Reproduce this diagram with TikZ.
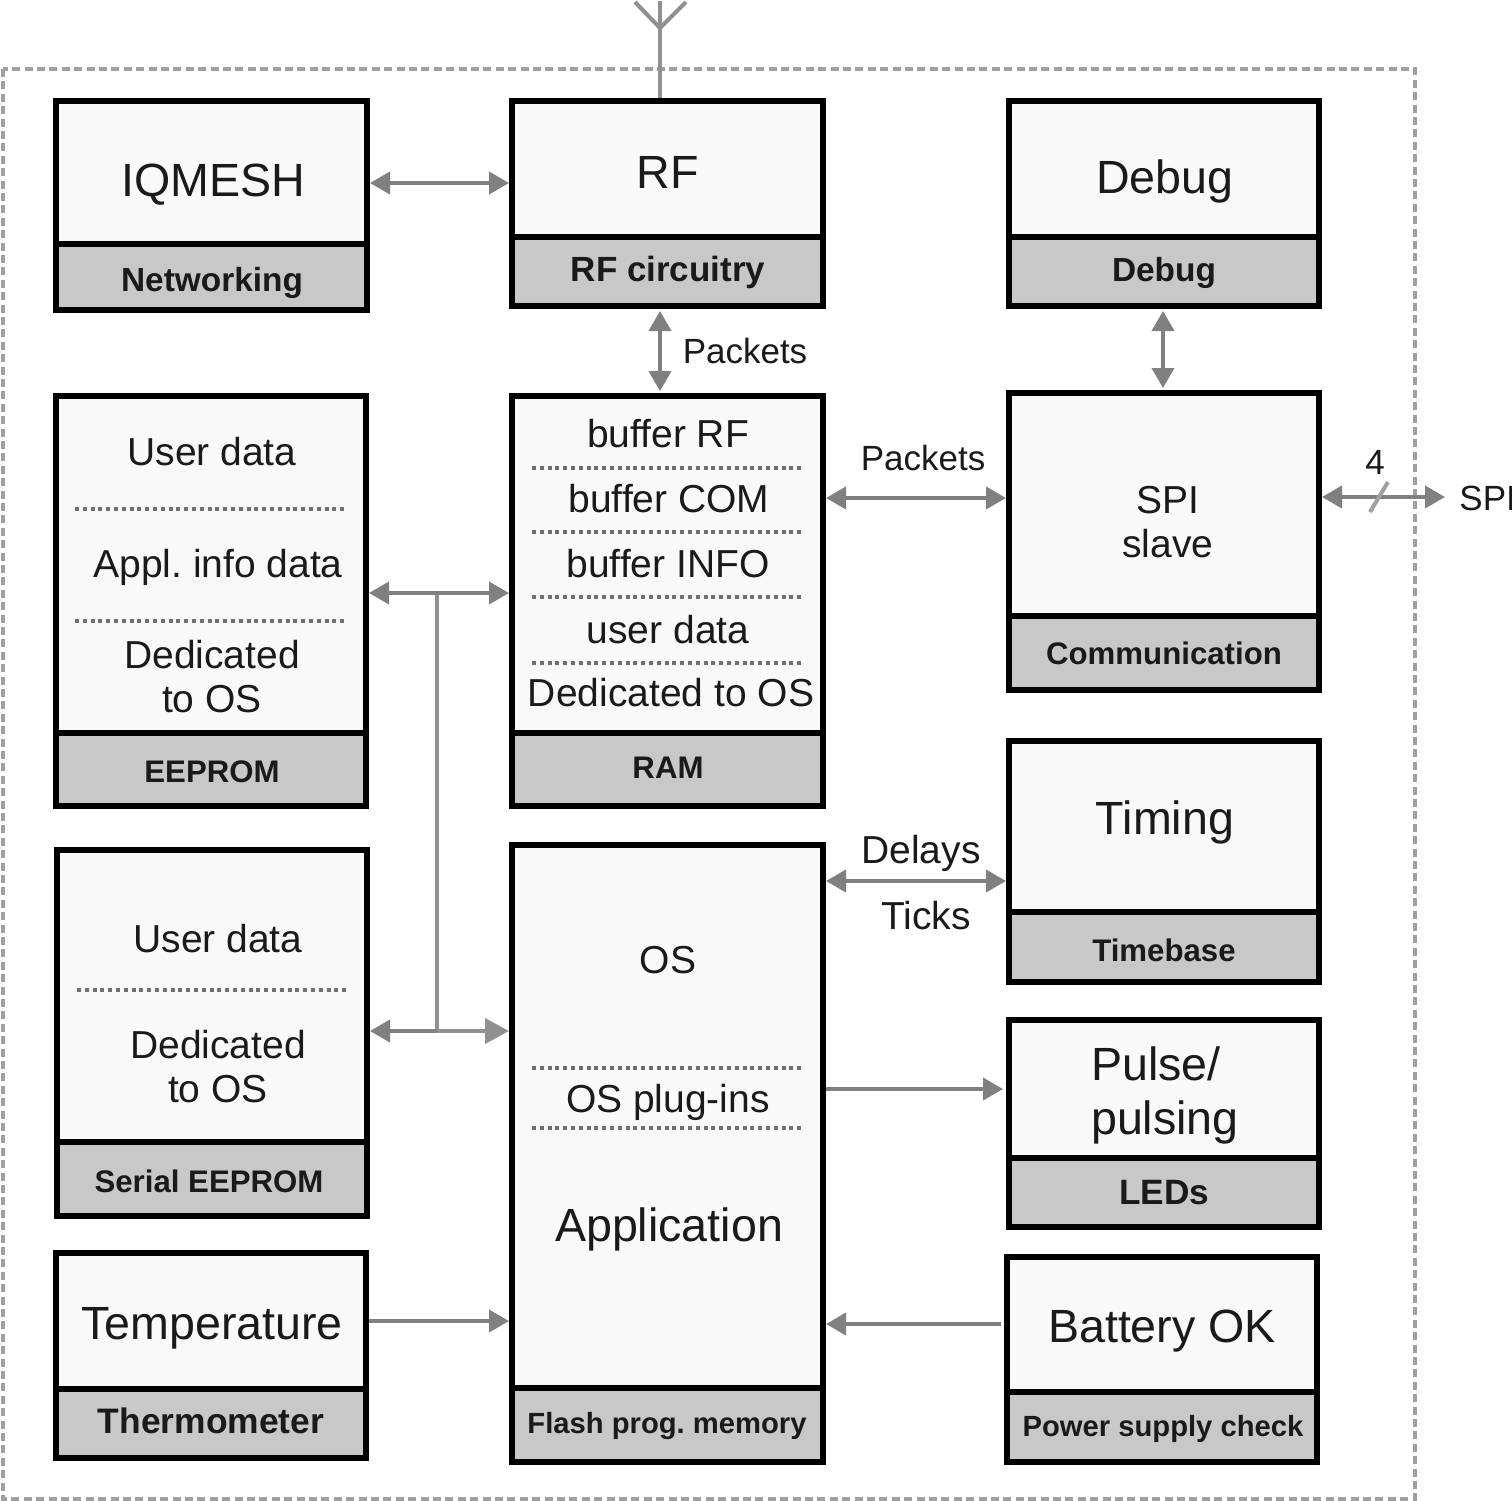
\documentclass[tikz,border=0pt]{standalone}
\usepackage{fontspec}
\setmainfont{Liberation Sans}
\usetikzlibrary{arrows.meta}
\definecolor{ink}{HTML}{1A1A1A}
\definecolor{body gray}{HTML}{F9F9F9}
\definecolor{tag gray}{HTML}{C8C8C8}
\definecolor{arrow gray}{HTML}{808080}
\definecolor{frame gray}{HTML}{A0A0A0}
\definecolor{bus gray}{HTML}{909090}
\definecolor{dot gray}{HTML}{707070}
\begin{document}
\frenchspacing
\begin{tikzpicture}[x=0.5pt, y=-0.5pt,
	>={Triangle[length=10pt,width=11pt]},
	block/.style={draw=black, line width=3pt, inner sep=0pt},
	text big/.style={text=ink, inner sep=0pt, anchor=base, font=\fontsize{23.3}{27}\selectfont},
	text mid/.style={text=ink, inner sep=0pt, anchor=base, font=\fontsize{19.5}{22}\selectfont},
	text small/.style={text=ink, inner sep=0pt, anchor=base, font=\fontsize{17.5}{20}\selectfont},
	link/.style={draw=arrow gray, line width=2pt},
	bus/.style={draw=bus gray, line width=2pt},
	separator/.style={draw=dot gray, line width=2pt, dash pattern=on 2pt off 1.9pt}]
		\useasboundingbox (0,0) rectangle (1512,1501);
		\draw[frame gray, line width=2pt, dash pattern=on 4pt off 2.2pt] (3,69) rectangle (1415,1499);
		% boxes: name / left / right / top / split / bottom
		\foreach \name/\xa/\xb/\ya/\ys/\yb in {iqmesh/56/367/101/244/310, rf/512/823/101/237/306,
			debug/1009/1319/101/237/306, spi/1009/1319/393/616/690, eeprom/56/366/396/733/806,
			ram/512/823/396/733/806, timing/1009/1319/741/912/982, serial/57/367/850/1142/1216,
			flash/512/823/845/1388/1462, pulse/1009/1319/1020/1158/1227,
			battery/1007/1317/1257/1392/1462, thermo/56/366/1253/1389/1458}{
		  \pgfmathsetmacro{\bw}{(\xb-\xa)/2}
		  \pgfmathsetmacro{\bha}{(\ys-\ya)/2}
		  \pgfmathsetmacro{\bhb}{(\yb-\ys)/2}
		  \node[block, fill=body gray, minimum width=\bw pt, minimum height=\bha pt] (\name) at ({(\xa+\xb)/2},{(\ya+\ys)/2}) {};
		  \node[block, fill=tag gray, minimum width=\bw pt, minimum height=\bhb pt] (tag \name) at ({(\xa+\xb)/2},{(\ys+\yb)/2}) {};
		}
		% grey bar captions
		\foreach \name/\px/\py/\fs/\txt in {iqmesh/212/291/16.7/Networking, rf/668/281/17.5/RF circuitry,
			debug/1164/281/16.7/Debug, spi/1164/664/15.6/Communication, eeprom/212/782/15.6/EEPROM,
			ram/668/778/15.6/RAM, timing/1164/961/15.6/Timebase, serial/209/1192/15.6/Serial EEPROM,
			flash/667/1433/14.6/Flash prog. memory, pulse/1164/1204/17.6/LEDs,
			thermo/211/1433/17.7/Thermometer, battery/1163/1436/14.6/Power supply check}{
		  \node[text=ink, inner sep=0pt, anchor=base, font=\fontsize{\fs}{\fs}\selectfont\bfseries] (caption \name) at (\px,\py) {\txt};
		}
		% dotted separators
		\foreach \name/\xa/\xb/\y in {ee1/75/347.5/508.5, ee2/75/347.5/620.5, ser1/77/349.5/989.5, ram1/532/804.5/467.5,
			ram2/532/804.5/531.5, ram3/532/804.5/596.5, ram4/532/804.5/662.5, fl1/532/804.5/1067.5, fl2/532/804.5/1127.5}{
		  \coordinate (left \name) at (\xa,\y);
		  \coordinate (right \name) at (\xb,\y);
		  \draw[separator] (left \name) -- (right \name);
		}
		\node[text big] (iqmesh text) at (213,196) {IQMESH};
		\node[text big] (rf text) at (668,188) {RF};
		\node[text big] (debug text) at (1165,193) {Debug};
		\node[text big] (timing text) at (1165,834) {Timing};
		\node[text big, anchor=center, align=left] (pulse text) at (1165,1095) {Pulse/\\pulsing};
		\node[text big] (appl text) at (669,1241) {Application};
		\node[text big] (thermo text) at (212,1339) {Temperature};
		\node[text big] (battery text) at (1162,1342) {Battery OK};
		\node[text mid] (ee user) at (212,465) {User data};
		\node[text mid] (ee info) at (218,577) {Appl. info data};
		\node[text mid, anchor=center, align=center] (ee os) at (212,677) {Dedicated\\to OS};
		\node[text mid] (ram rf) at (668,447) {buffer RF};
		\node[text mid] (ram com) at (669,512) {buffer COM};
		\node[text mid] (ram info) at (668,577) {buffer INFO};
		\node[text mid] (ram user) at (668,643) {user data};
		\node[text mid] (ram os) at (671,706) {Dedicated to OS};
		\node[text mid, anchor=center, align=center] (spi text) at (1168,522) {SPI\\slave};
		\node[text mid] (flash os) at (668,973) {OS};
		\node[text mid] (flash plug) at (668,1112) {OS plug-ins};
		\node[text mid] (ser user) at (218,952) {User data};
		\node[text mid, anchor=center, align=center] (ser os) at (218,1067) {Dedicated\\to OS};
		\node[text small] (packets rf) at (745,363) {Packets};
		\node[text small] (packets spi) at (923,470) {Packets};
		\node[text small] (spi width) at (1375,474) {4};
		\node[text small, anchor=base west] (spi out) at (1459,510) {SPI};
		\node[text mid] (delays) at (921,863) {Delays};
		\node[text mid] (ticks) at (926,929) {Ticks};
		% antenna
		\coordinate (ant top) at (660,1);
		\coordinate (ant fork) at (660,28);
		\coordinate (ant left) at (635,2);
		\coordinate (ant right) at (686,2);
		\draw[bus] (ant top |- rf.north) -- (ant top);
		\draw[bus] (ant left) -- (ant fork) -- (ant right);
		% links
		\draw[link, <->] (iqmesh.east |- 0,183) -- (rf.west |- 0,183);
		\draw[link, <->, shorten <=1pt, shorten >=1pt] (660,0 |- tag rf.south) -- (660,0 |- ram.north);
		\draw[link, <->, shorten <=1pt, shorten >=1pt] (1163,0 |- tag debug.south) -- (1163,0 |- spi.north);
		\draw[link, <->] (ram.east |- 0,498) -- (spi.west |- 0,498);
		\coordinate (spi end) at (1445,497);
		\draw[link, <->] (spi.east |- spi end) -- (spi end);
		\coordinate (slash a) at (1370,512);
		\coordinate (slash b) at (1388,482);
		\draw[frame gray, line width=2pt] (slash a) -- (slash b);
		\coordinate (bus top) at (437,593);
		\coordinate (bus bottom) at (437,1031);
		\draw[bus] (bus top) -- (bus bottom);
		\draw[link, <->] (eeprom.east |- bus top) -- (ram.west |- bus top);
		\draw[link, <-] (serial.east |- bus bottom) -- (bus bottom);
		\draw[bus, ->, >={Triangle[length=12pt,width=12.5pt]}] (bus bottom) -- (flash.west |- bus bottom);
		\draw[link, <->] (flash.east |- 0,881) -- (timing.west |- 0,881);
		\draw[link, ->, shorten >=1.5pt] (flash.east |- 0,1089) -- (pulse.west |- 0,1089);
		\draw[link, ->, shorten <=1.5pt] (battery.west |- 0,1324) -- (flash.east |- 0,1324);
		\draw[link, ->] (thermo.east |- 0,1321) -- (flash.west |- 0,1321);
	\end{tikzpicture}
\end{document}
■ ■ ■ ■
## WHAT YOU HAVE TO DO
Reproduce the listing word for word and omit its pictures.

## OUTPUT
Reproduce this diagram with TikZ.
\documentclass[tikz,border=0pt]{standalone}
\usepackage{fontspec}
\setmainfont{Liberation Sans}
\usetikzlibrary{arrows.meta}
\definecolor{ink}{HTML}{1A1A1A}
\definecolor{body gray}{HTML}{F9F9F9}
\definecolor{tag gray}{HTML}{C8C8C8}
\definecolor{arrow gray}{HTML}{808080}
\definecolor{frame gray}{HTML}{A0A0A0}
\definecolor{bus gray}{HTML}{909090}
\definecolor{dot gray}{HTML}{707070}
\begin{document}
\frenchspacing
\begin{tikzpicture}[x=0.5pt, y=-0.5pt,
	>={Triangle[length=10pt,width=11pt]},
	block/.style={draw=black, line width=3pt, inner sep=0pt},
	text big/.style={text=ink, inner sep=0pt, anchor=base, font=\fontsize{23.3}{27}\selectfont},
	text mid/.style={text=ink, inner sep=0pt, anchor=base, font=\fontsize{19.5}{22}\selectfont},
	text small/.style={text=ink, inner sep=0pt, anchor=base, font=\fontsize{17.5}{20}\selectfont},
	link/.style={draw=arrow gray, line width=2pt},
	bus/.style={draw=bus gray, line width=2pt},
	separator/.style={draw=dot gray, line width=2pt, dash pattern=on 2pt off 1.9pt}]
		\useasboundingbox (0,0) rectangle (1512,1501);
		\draw[frame gray, line width=2pt, dash pattern=on 4pt off 2.2pt] (3,69) rectangle (1415,1499);
		% boxes: name / left / right / top / split / bottom
		\foreach \name/\xa/\xb/\ya/\ys/\yb in {iqmesh/56/367/101/244/310, rf/512/823/101/237/306,
			debug/1009/1319/101/237/306, spi/1009/1319/393/616/690, eeprom/56/366/396/733/806,
			ram/512/823/396/733/806, timing/1009/1319/741/912/982, serial/57/367/850/1142/1216,
			flash/512/823/845/1388/1462, pulse/1009/1319/1020/1158/1227,
			battery/1007/1317/1257/1392/1462, thermo/56/366/1253/1389/1458}{
		  \pgfmathsetmacro{\bw}{(\xb-\xa)/2}
		  \pgfmathsetmacro{\bha}{(\ys-\ya)/2}
		  \pgfmathsetmacro{\bhb}{(\yb-\ys)/2}
		  \node[block, fill=body gray, minimum width=\bw pt, minimum height=\bha pt] (\name) at ({(\xa+\xb)/2},{(\ya+\ys)/2}) {};
		  \node[block, fill=tag gray, minimum width=\bw pt, minimum height=\bhb pt] (tag \name) at ({(\xa+\xb)/2},{(\ys+\yb)/2}) {};
		}
		% grey bar captions
		\foreach \name/\px/\py/\fs/\txt in {iqmesh/212/291/16.7/Networking, rf/668/281/17.5/RF circuitry,
			debug/1164/281/16.7/Debug, spi/1164/664/15.6/Communication, eeprom/212/782/15.6/EEPROM,
			ram/668/778/15.6/RAM, timing/1164/961/15.6/Timebase, serial/209/1192/15.6/Serial EEPROM,
			flash/667/1433/14.6/Flash prog. memory, pulse/1164/1204/17.6/LEDs,
			thermo/211/1433/17.7/Thermometer, battery/1163/1436/14.6/Power supply check}{
		  \node[text=ink, inner sep=0pt, anchor=base, font=\fontsize{\fs}{\fs}\selectfont\bfseries] (caption \name) at (\px,\py) {\txt};
		}
		% dotted separators
		\foreach \name/\xa/\xb/\y in {ee1/75/347.5/508.5, ee2/75/347.5/620.5, ser1/77/349.5/989.5, ram1/532/804.5/467.5,
			ram2/532/804.5/531.5, ram3/532/804.5/596.5, ram4/532/804.5/662.5, fl1/532/804.5/1067.5, fl2/532/804.5/1127.5}{
		  \coordinate (left \name) at (\xa,\y);
		  \coordinate (right \name) at (\xb,\y);
		  \draw[separator] (left \name) -- (right \name);
		}
		\node[text big] (iqmesh text) at (213,196) {IQMESH};
		\node[text big] (rf text) at (668,188) {RF};
		\node[text big] (debug text) at (1165,193) {Debug};
		\node[text big] (timing text) at (1165,834) {Timing};
		\node[text big, anchor=center, align=left] (pulse text) at (1165,1095) {Pulse/\\pulsing};
		\node[text big] (appl text) at (669,1241) {Application};
		\node[text big] (thermo text) at (212,1339) {Temperature};
		\node[text big] (battery text) at (1162,1342) {Battery OK};
		\node[text mid] (ee user) at (212,465) {User data};
		\node[text mid] (ee info) at (218,577) {Appl. info data};
		\node[text mid, anchor=center, align=center] (ee os) at (212,677) {Dedicated\\to OS};
		\node[text mid] (ram rf) at (668,447) {buffer RF};
		\node[text mid] (ram com) at (669,512) {buffer COM};
		\node[text mid] (ram info) at (668,577) {buffer INFO};
		\node[text mid] (ram user) at (668,643) {user data};
		\node[text mid] (ram os) at (671,706) {Dedicated to OS};
		\node[text mid, anchor=center, align=center] (spi text) at (1168,522) {SPI\\slave};
		\node[text mid] (flash os) at (668,973) {OS};
		\node[text mid] (flash plug) at (668,1112) {OS plug-ins};
		\node[text mid] (ser user) at (218,952) {User data};
		\node[text mid, anchor=center, align=center] (ser os) at (218,1067) {Dedicated\\to OS};
		\node[text small] (packets rf) at (745,363) {Packets};
		\node[text small] (packets spi) at (923,470) {Packets};
		\node[text small] (spi width) at (1375,474) {4};
		\node[text small, anchor=base west] (spi out) at (1459,510) {SPI};
		\node[text mid] (delays) at (921,863) {Delays};
		\node[text mid] (ticks) at (926,929) {Ticks};
		% antenna
		\coordinate (ant top) at (660,1);
		\coordinate (ant fork) at (660,28);
		\coordinate (ant left) at (635,2);
		\coordinate (ant right) at (686,2);
		\draw[bus] (ant top |- rf.north) -- (ant top);
		\draw[bus] (ant left) -- (ant fork) -- (ant right);
		% links
		\draw[link, <->] (iqmesh.east |- 0,183) -- (rf.west |- 0,183);
		\draw[link, <->, shorten <=1pt, shorten >=1pt] (660,0 |- tag rf.south) -- (660,0 |- ram.north);
		\draw[link, <->, shorten <=1pt, shorten >=1pt] (1163,0 |- tag debug.south) -- (1163,0 |- spi.north);
		\draw[link, <->] (ram.east |- 0,498) -- (spi.west |- 0,498);
		\coordinate (spi end) at (1445,497);
		\draw[link, <->] (spi.east |- spi end) -- (spi end);
		\coordinate (slash a) at (1370,512);
		\coordinate (slash b) at (1388,482);
		\draw[frame gray, line width=2pt] (slash a) -- (slash b);
		\coordinate (bus top) at (437,593);
		\coordinate (bus bottom) at (437,1031);
		\draw[bus] (bus top) -- (bus bottom);
		\draw[link, <->] (eeprom.east |- bus top) -- (ram.west |- bus top);
		\draw[link, <-] (serial.east |- bus bottom) -- (bus bottom);
		\draw[bus, ->, >={Triangle[length=12pt,width=12.5pt]}] (bus bottom) -- (flash.west |- bus bottom);
		\draw[link, <->] (flash.east |- 0,881) -- (timing.west |- 0,881);
		\draw[link, ->, shorten >=1.5pt] (flash.east |- 0,1089) -- (pulse.west |- 0,1089);
		\draw[link, ->, shorten <=1.5pt] (battery.west |- 0,1324) -- (flash.east |- 0,1324);
		\draw[link, ->] (thermo.east |- 0,1321) -- (flash.west |- 0,1321);
	\end{tikzpicture}
\end{document}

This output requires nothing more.